A coloro che si meravigliano dell’uso dei bastoni sul suicide bridge di Praga vogliamo dire due cose. Il fatto che su quel ponte c’eravamo proprio noi non e’ un caso. E’ il risultato di un consenso sorto tra le diverse soggettivita’ coinvolte. Dopo Praga nessuno ci e’ venuto a chiedere di render conto delle nostre azioni. Certo che se a qualcuno della battaglia di Praga e’ rimasto in mente il fatto che le tute bianche hanno bastonato e gassato i robocop locali, possiamo certo dire che costoro non hanno molto capito di cio’ che politicamente Praga ha costituito. La stessa considerazione vale anche per coloro che pensano che i blu abbiano rovinato la festa.

L’uso dei bastoni a Praga e’ un’azione le cui conseguenze ricadono solamente su di noi. Non ci interessa con foto o altro materiale di prova chiarire cosa hanno fatto o non fatto gli altri. Ognuno e’ innanzitutto responsabile per le proprie azioni. Forse l’uso dei bastoni a Praga ha allontanato delle persone da noi, forse allo stesso tempo ha avvicinato altre soggettivita’ al nostro percorso. Lo stesso vale per il McDonald di Praga, la cui rapida occupazione venne rivendicata apertamente ed alla luce del sole a Namesty Miru. Per noi Jose Bove non e’ un mito. Ha distrutto un luogo di oppressione e 50.000 persone lo hanno appoggiato. Egli e’ riuscito ad allargare il consenso attorno alla propria azione. Alcuni di noi sono del parere che l’uso dei bastoni a Praga ha avvicinato a noi piu’ persone di non quante se ne sono andate. Altri sono del parere opposto. In ogni caso riteniamo che la questione relativa al consenso ottenuto o meno dalle tute bianche sia una cosa interna delle tute bianche. Noi rispondiamo delle nostre azioni. Il progetto delle tute bianche e’ tanto forte quanto esso e’ forte.

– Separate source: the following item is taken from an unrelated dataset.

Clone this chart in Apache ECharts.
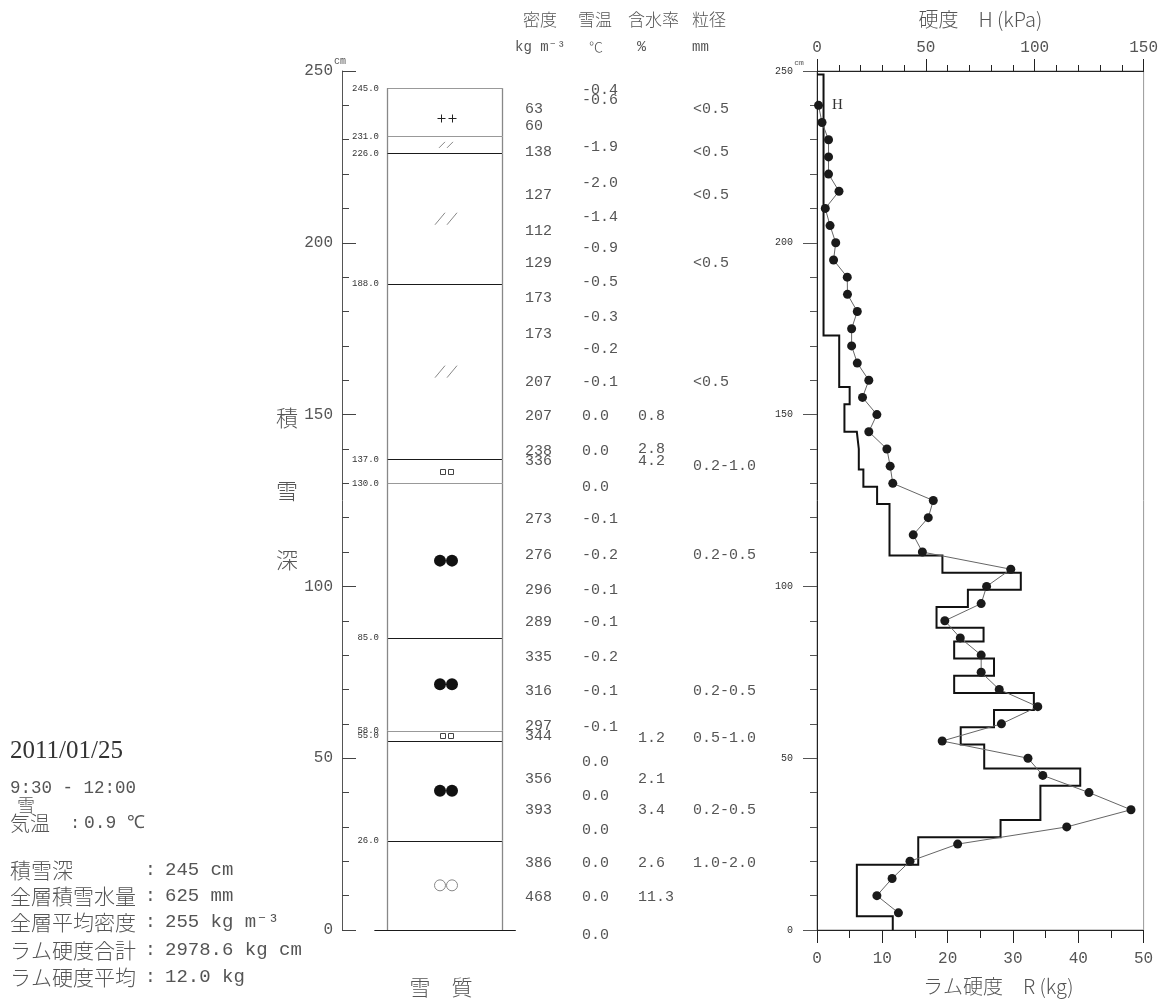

Possiamo dire con gli strumenti di analisi che abbiamo a disposizione in questo momento che l’uso dei bastoni non si ripetera’ a Goteborg. Comunque dobbiamo anche dire che la decisione sui metodi di azione a Goteborg deve essere presa al Convergence Center in modo unanime. Noi non decidiamo per conto di tutti riguardo cio’.

Le proposte che le tute bianche porteranno al Convergence Center di Goteborg saranno molto probabilmente quelle di sfidare il divieto a manifestare nei pressi del Centro Congressi della citta’ in modo NON-VIOLENTO. Siamo sicuri che le forze di sicurezza tenteranno di impedire in modo violento il nostro tentativo. Per questo non ci faremo trovare impreparati, la disobbedienza civile non-violenta sara’ protetta. Sappiamo per certo che anche altre proposte verranno fatte. Noi rispettiamo anche queste proposte anche se ci muoveremo in modo diverso. Vogliamo dire con cio’ che sappiamo di essere solamente una componente del movimento che convergera’ a Goteborg. Non vogliamo rappresentare nessuno e non vogliamo parlare per conto di nessuno. La conseguenza delle nostre azioni riguarda solo noi.

Chi e’ senza peccato scagli la prima pietra !!!